### JOB
Please print the lines between the one with "Reproduce this chart with matplotlib." and the one with "from matplotlib.patches import Rectangle", both ends included, exactly as written, with no pictures.
* * * *
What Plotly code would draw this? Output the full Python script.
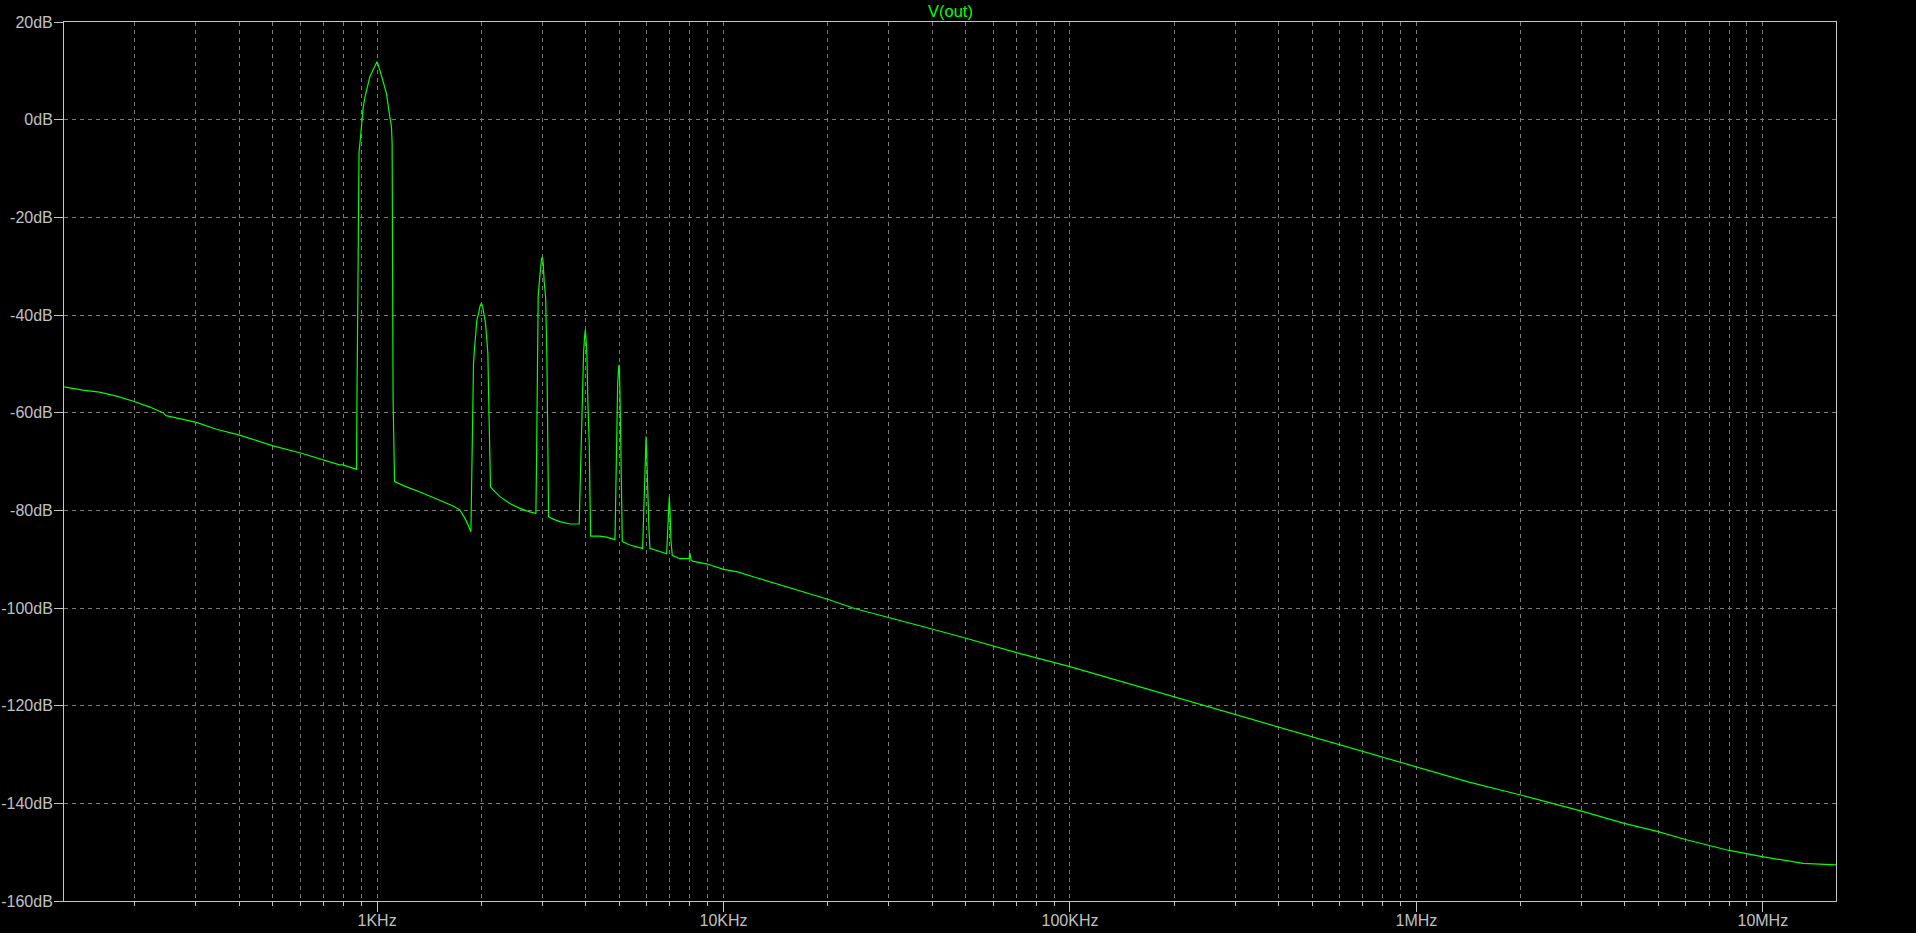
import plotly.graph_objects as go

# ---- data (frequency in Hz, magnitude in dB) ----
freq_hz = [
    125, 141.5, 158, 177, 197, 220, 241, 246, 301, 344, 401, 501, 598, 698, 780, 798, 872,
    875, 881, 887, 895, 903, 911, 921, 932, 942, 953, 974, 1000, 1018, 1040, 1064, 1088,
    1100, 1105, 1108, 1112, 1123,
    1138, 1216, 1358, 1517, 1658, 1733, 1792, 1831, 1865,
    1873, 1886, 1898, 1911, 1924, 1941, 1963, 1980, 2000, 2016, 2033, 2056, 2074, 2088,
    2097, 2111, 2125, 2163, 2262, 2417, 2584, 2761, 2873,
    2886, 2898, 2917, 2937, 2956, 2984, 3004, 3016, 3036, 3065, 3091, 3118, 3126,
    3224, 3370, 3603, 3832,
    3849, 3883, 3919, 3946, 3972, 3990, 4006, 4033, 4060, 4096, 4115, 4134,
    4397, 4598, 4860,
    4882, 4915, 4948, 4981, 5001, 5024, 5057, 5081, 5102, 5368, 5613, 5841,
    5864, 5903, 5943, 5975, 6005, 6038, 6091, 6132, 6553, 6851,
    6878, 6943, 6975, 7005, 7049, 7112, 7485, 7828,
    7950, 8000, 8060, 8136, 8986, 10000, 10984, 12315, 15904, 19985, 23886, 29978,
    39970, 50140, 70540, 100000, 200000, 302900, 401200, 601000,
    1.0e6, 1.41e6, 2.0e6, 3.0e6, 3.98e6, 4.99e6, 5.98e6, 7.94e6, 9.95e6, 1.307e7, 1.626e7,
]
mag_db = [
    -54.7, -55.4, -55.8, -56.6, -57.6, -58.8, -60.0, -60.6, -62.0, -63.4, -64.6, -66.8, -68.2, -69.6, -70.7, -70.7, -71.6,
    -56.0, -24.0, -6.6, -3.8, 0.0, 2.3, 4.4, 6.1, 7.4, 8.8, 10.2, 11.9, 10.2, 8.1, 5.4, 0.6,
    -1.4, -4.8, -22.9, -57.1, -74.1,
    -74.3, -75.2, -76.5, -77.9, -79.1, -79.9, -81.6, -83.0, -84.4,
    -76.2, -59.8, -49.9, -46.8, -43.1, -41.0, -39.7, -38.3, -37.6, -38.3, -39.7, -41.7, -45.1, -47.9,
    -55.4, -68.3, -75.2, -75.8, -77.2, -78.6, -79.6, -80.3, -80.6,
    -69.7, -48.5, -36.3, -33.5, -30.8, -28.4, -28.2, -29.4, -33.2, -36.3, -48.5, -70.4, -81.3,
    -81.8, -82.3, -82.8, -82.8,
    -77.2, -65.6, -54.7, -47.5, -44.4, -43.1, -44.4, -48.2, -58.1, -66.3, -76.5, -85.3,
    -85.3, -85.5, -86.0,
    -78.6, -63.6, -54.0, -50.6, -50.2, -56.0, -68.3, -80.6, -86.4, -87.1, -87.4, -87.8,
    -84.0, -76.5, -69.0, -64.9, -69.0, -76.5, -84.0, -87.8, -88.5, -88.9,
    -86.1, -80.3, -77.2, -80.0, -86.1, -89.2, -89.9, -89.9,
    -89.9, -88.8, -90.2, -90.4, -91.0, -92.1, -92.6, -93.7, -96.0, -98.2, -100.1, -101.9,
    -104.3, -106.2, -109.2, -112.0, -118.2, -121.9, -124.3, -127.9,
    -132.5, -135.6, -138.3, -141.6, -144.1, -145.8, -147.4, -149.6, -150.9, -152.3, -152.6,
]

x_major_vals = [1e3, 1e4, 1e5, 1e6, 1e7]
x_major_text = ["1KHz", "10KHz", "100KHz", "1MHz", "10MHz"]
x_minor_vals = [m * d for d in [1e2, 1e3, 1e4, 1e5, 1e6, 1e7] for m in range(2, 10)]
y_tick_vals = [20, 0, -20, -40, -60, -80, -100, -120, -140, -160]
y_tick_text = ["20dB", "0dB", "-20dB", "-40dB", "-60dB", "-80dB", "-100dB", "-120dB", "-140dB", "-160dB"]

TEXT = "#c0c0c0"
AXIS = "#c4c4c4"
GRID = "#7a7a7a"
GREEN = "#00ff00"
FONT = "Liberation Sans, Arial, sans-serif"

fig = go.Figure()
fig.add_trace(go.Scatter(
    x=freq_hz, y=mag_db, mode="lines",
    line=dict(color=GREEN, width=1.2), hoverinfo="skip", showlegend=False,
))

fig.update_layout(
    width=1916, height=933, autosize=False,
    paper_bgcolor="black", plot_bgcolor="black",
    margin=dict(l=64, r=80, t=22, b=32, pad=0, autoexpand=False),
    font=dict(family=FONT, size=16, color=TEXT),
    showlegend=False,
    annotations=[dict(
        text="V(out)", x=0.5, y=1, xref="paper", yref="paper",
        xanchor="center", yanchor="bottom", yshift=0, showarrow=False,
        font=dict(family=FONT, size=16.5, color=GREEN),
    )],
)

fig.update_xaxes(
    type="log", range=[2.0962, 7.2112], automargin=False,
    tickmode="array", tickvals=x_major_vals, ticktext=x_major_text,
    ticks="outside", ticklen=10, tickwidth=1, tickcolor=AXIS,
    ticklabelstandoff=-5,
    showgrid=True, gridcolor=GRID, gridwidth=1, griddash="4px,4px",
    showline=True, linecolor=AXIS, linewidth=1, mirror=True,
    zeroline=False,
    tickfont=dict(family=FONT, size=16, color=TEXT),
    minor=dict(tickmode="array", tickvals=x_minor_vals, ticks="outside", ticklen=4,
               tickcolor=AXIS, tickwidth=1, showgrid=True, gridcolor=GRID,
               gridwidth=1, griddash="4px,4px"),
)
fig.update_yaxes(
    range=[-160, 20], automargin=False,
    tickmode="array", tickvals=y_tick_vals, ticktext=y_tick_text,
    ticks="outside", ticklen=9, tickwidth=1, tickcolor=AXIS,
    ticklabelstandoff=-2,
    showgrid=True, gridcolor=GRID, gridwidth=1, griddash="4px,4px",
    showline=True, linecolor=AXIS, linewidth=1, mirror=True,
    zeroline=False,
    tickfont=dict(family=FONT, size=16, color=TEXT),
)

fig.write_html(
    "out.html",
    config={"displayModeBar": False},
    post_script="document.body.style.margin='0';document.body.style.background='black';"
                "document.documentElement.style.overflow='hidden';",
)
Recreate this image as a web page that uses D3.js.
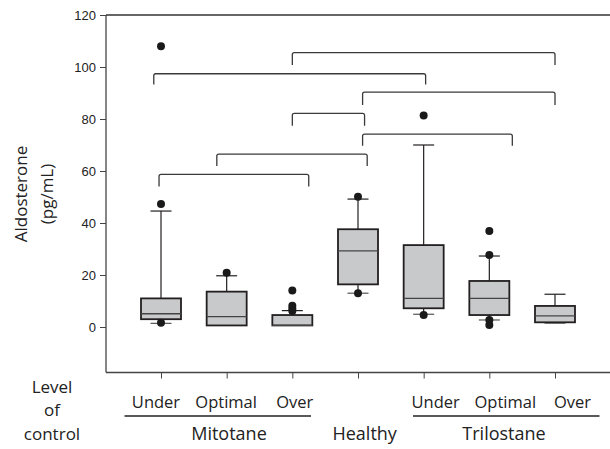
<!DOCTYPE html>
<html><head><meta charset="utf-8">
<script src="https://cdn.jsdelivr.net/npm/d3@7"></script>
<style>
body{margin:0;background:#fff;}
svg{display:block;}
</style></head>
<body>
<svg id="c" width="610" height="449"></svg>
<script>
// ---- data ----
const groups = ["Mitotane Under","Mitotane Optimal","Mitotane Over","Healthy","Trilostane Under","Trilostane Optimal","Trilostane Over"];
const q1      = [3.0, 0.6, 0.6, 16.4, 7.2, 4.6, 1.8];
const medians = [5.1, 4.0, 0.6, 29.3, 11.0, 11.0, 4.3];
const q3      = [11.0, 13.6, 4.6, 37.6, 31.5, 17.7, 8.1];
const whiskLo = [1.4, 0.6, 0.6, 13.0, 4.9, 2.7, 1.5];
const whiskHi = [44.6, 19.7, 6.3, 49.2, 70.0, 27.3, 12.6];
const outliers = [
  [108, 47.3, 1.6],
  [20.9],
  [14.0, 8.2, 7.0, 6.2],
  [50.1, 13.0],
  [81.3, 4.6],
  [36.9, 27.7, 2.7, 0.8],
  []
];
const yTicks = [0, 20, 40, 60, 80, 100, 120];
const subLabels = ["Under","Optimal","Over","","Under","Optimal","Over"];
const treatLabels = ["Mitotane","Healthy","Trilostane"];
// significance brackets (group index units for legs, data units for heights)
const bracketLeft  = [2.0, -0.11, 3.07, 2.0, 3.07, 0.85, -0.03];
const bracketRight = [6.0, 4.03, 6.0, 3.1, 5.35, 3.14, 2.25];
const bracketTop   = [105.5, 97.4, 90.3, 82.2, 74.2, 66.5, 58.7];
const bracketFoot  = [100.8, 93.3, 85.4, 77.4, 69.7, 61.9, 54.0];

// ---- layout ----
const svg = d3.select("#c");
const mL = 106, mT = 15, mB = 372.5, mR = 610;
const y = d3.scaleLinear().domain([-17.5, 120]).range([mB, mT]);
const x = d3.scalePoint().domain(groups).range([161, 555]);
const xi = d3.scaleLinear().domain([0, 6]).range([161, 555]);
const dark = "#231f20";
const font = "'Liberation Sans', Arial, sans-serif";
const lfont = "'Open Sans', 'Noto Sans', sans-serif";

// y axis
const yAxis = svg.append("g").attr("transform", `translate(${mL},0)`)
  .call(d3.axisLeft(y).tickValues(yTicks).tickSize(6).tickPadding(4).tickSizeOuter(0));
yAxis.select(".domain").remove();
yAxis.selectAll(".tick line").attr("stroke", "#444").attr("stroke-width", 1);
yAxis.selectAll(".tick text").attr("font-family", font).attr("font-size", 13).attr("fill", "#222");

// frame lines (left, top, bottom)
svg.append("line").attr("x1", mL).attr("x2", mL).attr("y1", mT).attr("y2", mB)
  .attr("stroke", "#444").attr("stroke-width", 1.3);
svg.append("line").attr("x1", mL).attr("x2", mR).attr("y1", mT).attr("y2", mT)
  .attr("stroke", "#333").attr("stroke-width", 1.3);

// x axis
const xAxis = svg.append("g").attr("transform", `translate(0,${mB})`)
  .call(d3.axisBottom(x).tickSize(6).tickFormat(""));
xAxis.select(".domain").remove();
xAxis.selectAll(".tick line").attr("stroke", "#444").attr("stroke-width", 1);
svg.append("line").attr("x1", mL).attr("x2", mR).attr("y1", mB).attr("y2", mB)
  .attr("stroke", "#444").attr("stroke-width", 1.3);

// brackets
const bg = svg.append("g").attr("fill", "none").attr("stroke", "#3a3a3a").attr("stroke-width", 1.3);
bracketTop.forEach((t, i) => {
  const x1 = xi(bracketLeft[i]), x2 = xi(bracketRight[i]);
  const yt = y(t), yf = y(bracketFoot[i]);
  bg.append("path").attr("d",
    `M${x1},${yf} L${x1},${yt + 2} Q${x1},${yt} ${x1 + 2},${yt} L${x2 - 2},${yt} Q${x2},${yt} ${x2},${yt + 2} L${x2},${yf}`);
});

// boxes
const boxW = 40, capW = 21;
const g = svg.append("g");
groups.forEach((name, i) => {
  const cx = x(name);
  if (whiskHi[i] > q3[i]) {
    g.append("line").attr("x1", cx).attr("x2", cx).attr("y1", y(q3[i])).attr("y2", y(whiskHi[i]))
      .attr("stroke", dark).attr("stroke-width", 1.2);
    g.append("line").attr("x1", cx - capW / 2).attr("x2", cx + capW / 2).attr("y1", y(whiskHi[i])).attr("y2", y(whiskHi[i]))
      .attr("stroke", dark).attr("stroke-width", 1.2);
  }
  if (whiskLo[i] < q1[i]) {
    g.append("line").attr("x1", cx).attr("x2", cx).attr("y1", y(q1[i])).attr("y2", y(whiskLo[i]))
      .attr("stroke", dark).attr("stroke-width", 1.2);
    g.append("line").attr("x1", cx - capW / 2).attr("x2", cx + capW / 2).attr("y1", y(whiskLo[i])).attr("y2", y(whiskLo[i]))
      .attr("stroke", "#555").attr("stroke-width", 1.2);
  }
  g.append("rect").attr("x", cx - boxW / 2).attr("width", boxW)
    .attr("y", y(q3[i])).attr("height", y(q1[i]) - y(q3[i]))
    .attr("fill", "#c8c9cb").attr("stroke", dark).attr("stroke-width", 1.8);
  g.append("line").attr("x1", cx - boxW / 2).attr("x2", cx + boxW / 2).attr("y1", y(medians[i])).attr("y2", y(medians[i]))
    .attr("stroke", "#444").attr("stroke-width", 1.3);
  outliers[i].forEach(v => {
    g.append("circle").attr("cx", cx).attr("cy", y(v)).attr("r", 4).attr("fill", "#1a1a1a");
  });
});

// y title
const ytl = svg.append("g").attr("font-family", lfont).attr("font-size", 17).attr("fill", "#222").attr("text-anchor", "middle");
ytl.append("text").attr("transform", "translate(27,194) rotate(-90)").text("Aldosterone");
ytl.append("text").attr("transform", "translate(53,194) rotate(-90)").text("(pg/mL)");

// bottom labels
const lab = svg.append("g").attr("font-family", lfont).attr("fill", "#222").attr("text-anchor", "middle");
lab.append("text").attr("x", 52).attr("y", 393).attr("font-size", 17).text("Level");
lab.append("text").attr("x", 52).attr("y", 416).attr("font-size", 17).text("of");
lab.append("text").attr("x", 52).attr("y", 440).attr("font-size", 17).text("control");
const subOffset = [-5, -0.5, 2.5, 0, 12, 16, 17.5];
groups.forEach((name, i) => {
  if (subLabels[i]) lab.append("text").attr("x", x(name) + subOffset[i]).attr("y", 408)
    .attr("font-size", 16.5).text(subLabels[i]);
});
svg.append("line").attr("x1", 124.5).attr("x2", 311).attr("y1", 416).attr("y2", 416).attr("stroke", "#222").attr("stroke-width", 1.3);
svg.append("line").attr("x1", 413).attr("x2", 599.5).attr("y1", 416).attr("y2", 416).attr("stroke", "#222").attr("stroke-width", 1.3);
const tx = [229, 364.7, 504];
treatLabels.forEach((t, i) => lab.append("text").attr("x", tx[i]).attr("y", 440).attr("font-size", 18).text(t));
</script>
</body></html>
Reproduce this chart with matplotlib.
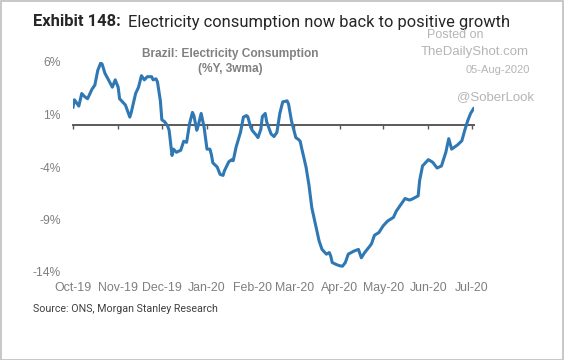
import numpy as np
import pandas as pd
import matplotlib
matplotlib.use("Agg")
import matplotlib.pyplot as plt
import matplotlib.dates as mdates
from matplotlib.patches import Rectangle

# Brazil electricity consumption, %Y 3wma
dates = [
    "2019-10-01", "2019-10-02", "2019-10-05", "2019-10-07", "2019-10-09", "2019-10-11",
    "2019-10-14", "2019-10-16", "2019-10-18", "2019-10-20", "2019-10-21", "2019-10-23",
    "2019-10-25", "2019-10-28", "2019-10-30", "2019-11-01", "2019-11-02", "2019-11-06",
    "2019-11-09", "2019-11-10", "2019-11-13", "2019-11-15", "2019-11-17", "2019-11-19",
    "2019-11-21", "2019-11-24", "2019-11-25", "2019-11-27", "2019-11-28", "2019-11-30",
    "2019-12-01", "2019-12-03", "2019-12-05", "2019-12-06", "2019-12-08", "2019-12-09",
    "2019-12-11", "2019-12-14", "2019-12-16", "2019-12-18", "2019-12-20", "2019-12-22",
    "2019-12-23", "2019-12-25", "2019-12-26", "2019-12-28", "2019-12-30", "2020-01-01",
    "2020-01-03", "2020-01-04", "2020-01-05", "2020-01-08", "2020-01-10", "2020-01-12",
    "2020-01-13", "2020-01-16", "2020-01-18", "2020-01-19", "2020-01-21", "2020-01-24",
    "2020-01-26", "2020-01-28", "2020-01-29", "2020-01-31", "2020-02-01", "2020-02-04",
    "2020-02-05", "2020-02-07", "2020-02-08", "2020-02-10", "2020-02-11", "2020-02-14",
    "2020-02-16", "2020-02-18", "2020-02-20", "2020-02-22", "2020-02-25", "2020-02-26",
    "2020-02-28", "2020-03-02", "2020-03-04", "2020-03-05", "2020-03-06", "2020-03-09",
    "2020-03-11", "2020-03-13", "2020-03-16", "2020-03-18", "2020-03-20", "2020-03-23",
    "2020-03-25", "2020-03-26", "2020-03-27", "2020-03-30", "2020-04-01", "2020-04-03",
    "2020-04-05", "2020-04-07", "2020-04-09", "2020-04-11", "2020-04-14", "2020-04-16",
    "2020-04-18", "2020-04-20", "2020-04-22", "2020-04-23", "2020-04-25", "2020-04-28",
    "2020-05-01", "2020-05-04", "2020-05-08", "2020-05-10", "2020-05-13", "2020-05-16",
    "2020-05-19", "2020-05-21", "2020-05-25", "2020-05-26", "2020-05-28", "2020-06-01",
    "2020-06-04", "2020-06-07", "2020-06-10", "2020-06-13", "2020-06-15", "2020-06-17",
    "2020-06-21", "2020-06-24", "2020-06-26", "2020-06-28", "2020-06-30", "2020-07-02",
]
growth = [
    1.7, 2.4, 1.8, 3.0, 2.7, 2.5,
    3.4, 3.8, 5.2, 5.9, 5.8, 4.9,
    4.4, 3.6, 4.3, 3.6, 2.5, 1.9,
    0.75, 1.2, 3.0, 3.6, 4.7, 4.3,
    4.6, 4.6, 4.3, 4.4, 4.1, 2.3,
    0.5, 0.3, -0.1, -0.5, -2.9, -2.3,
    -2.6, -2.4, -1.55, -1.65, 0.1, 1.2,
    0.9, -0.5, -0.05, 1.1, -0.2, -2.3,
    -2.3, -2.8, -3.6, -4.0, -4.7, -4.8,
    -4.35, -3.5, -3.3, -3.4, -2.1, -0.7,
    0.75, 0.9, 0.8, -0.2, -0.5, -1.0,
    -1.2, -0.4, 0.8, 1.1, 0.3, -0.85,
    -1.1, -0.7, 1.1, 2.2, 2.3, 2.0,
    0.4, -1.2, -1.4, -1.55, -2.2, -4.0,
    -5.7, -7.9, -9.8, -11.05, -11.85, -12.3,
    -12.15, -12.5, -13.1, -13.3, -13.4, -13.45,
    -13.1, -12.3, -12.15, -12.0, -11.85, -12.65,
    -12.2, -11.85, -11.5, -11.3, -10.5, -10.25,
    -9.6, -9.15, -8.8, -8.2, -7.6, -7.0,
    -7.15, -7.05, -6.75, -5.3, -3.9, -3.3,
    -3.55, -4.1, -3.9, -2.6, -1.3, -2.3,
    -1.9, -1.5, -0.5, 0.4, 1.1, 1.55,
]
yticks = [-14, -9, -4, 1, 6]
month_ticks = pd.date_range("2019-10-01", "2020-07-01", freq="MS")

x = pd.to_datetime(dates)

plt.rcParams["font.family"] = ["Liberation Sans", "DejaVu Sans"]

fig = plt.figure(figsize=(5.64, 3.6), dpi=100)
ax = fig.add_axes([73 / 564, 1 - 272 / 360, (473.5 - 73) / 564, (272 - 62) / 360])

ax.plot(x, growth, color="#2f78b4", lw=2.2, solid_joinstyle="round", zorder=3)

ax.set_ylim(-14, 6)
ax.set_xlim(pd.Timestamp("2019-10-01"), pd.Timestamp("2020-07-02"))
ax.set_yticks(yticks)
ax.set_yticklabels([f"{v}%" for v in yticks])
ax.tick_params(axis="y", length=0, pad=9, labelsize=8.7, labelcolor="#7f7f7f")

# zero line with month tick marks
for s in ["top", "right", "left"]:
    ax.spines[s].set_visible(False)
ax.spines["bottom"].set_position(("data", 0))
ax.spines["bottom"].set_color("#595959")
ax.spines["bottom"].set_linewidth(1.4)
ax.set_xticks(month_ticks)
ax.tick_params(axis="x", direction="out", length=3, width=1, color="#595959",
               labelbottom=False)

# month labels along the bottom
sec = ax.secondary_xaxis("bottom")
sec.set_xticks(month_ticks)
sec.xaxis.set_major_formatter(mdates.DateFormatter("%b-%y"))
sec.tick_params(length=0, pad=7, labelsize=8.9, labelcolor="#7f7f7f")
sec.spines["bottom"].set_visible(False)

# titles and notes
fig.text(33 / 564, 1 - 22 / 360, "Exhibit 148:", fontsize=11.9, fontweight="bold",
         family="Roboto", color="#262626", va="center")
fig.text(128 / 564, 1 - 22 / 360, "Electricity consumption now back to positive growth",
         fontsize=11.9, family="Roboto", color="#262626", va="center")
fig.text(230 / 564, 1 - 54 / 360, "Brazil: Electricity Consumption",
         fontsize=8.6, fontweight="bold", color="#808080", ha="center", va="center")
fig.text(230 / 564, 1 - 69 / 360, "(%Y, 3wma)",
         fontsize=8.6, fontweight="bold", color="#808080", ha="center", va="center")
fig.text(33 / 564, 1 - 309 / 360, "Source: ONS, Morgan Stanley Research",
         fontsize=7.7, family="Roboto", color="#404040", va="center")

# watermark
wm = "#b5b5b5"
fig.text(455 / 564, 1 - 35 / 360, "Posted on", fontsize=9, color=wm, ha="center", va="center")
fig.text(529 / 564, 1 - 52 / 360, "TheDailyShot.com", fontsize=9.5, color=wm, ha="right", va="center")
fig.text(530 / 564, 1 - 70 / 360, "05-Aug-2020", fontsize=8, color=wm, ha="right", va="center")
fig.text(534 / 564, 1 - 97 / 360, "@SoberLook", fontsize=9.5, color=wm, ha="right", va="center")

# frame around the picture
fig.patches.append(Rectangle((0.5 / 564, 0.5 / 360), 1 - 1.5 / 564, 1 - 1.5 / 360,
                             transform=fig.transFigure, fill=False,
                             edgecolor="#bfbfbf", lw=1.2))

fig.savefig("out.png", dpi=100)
* * * *
### RESPONSE BELOW
Reproduce this chart with matplotlib.
import numpy as np
import pandas as pd
import matplotlib
matplotlib.use("Agg")
import matplotlib.pyplot as plt
import matplotlib.dates as mdates
from matplotlib.patches import Rectangle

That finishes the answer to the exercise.